Rows from a dataset of charts and code:
++++++
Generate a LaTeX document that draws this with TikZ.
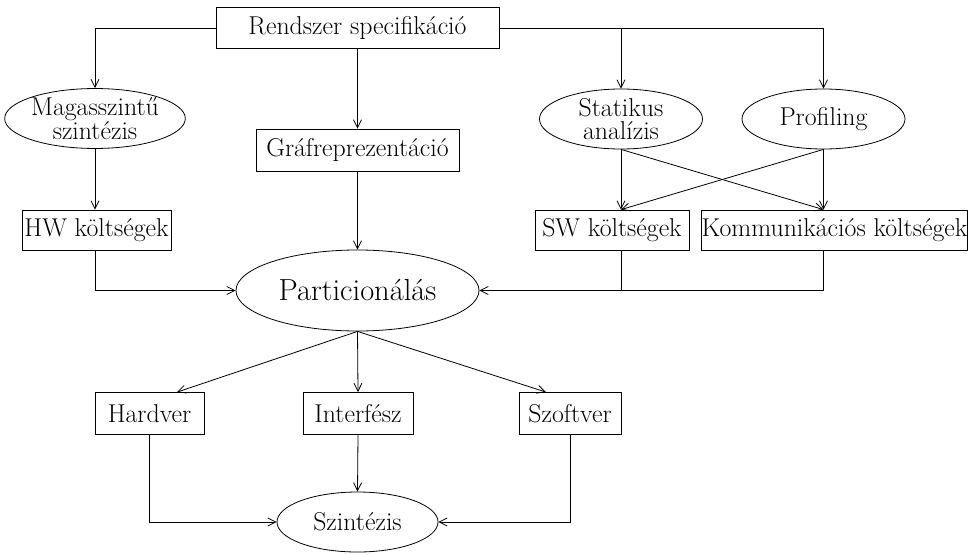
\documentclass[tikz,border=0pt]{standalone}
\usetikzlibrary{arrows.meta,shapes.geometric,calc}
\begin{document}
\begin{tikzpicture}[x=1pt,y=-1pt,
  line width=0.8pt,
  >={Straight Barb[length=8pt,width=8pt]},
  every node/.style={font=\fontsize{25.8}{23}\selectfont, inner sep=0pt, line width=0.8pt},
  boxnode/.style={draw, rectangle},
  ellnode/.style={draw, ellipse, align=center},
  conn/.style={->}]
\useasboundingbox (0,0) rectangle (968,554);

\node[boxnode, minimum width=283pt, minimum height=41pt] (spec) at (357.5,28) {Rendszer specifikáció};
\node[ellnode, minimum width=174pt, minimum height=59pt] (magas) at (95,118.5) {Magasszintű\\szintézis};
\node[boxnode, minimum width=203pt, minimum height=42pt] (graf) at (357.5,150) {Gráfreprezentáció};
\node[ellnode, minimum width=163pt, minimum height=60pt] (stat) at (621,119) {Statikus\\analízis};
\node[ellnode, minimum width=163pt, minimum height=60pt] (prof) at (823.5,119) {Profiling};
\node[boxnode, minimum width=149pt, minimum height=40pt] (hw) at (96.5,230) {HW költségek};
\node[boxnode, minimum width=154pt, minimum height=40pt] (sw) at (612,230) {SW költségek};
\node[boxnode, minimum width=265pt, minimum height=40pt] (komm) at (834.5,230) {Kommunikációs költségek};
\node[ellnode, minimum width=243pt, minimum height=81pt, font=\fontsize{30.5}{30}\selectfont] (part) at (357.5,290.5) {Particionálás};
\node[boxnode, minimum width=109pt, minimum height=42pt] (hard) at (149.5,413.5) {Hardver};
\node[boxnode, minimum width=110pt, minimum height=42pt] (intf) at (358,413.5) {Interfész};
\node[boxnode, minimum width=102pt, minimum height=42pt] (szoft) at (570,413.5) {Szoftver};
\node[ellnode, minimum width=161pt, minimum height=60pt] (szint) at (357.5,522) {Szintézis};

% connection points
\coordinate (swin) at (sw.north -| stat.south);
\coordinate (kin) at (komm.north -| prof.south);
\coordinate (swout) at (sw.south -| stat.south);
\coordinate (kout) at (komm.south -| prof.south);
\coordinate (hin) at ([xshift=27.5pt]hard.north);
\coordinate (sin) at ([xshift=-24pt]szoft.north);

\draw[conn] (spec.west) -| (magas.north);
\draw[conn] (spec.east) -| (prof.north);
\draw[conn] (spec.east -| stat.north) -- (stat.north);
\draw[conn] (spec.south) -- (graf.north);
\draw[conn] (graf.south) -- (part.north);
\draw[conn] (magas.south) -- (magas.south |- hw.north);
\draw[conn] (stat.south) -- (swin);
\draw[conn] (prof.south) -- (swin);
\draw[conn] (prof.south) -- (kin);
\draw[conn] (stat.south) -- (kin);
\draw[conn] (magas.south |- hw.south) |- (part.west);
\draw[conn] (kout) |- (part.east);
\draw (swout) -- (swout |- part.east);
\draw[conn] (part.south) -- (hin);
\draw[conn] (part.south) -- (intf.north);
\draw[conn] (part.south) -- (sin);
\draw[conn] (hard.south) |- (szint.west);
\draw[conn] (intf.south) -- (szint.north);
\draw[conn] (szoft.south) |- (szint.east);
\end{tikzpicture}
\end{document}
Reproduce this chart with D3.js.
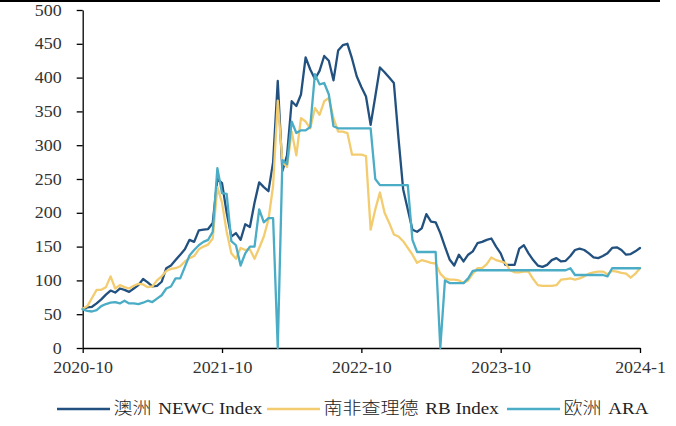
++++++
§ **Instructions for the task**
Show every line where the string "with" appears.

§ **Task answer**
Generate a LaTeX document that draws this with TikZ.
Reproduce this chart with D3.js.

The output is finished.